My daughter, Cate, and her best friend, Lexis are upstairs squealing nonsense chatter as they play. I have NO idea what the HELL they are saying or doing. It makes no sense to me, but after all, they are only 7 and 5. It makes perfect sense to them. Everything and anything is possible for them and unfortunately that includes their impending separation. Lexis is moving.
This particular friendship has been the vehicle for tremendous growth for my girl, who is challenged every day to find meaningful ways to communicate with others. At the age of 4 when other children were becoming more independent and physically strong, my girl was still in diapers. Lexis came into her life at a time when they both desperately needed each other. They spent the first year playing side by side in silence. The two year difference between the girls was insignificant due to Cate’s developmental delays. These tiny, diaper clad, petite blondes were like twins, sharing spiritual space.
This morning we made friendship stones together. I thought it would be a nice, concrete (get it?) way for the girls to celebrate their friendship, create a memory and have something to remember each other by. The giggled and slopped around in the plaster, shoving each other to the side, arguing over the plastic jewels. Typical.
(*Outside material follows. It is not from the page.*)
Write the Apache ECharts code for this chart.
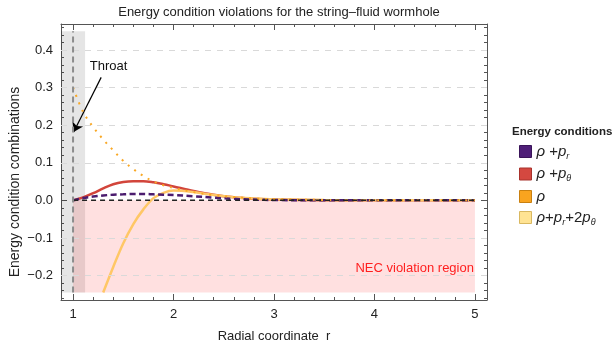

As always, the best plans are sometimes modified based on circumstances. The girls can’t really conceptualize the reality of life without each other. 400 miles and 7 hours are just abstract terms, not processed by these giggling, glittery, girly girls. They quickly tired of the craft and rushed off to fantasy land, their hands crusted in plaster, the jewels meant for the friendship stone going with them to be used as “treasure” for their Littlest Pet Shop.
Kids experience life so intensely all the time. Breaking a favorite toy can be considered the WORST thing that has ever happened! A day at the amusement park or a birthday party has the potential to be the best day ever. Friendships between young children as often fleeting, as they are growing and changing so fast. Hot/cold, on and off as tempers flare and their little minds learn the rules of socialization from each other. Mom as referee is par for the course in the early years.
It is often said that friends leave footprints in our hearts and that we are never the same. It’s also true that some relationships leave scars. As my daughter grows, I know she will experience both sides of the friendship coin. She will teach others and learn from them.
I don’t know how much, if anything, Cate and Lexis will remember about each other. I do know that they don’t realize what they have been to each other, and how this friendship has shaped their personalities. It has also set an example for what frienship should be like. As a parent, I could not have asked for a better introduction to relationships for my girl than this experience with little Lexis.
I will never forget how this miracle changed them and me forever. This experience gave me hope for my daughter’s future at a time when I was fearful that her limitations would prevent her from experiencing the most precious gift in life; friendship.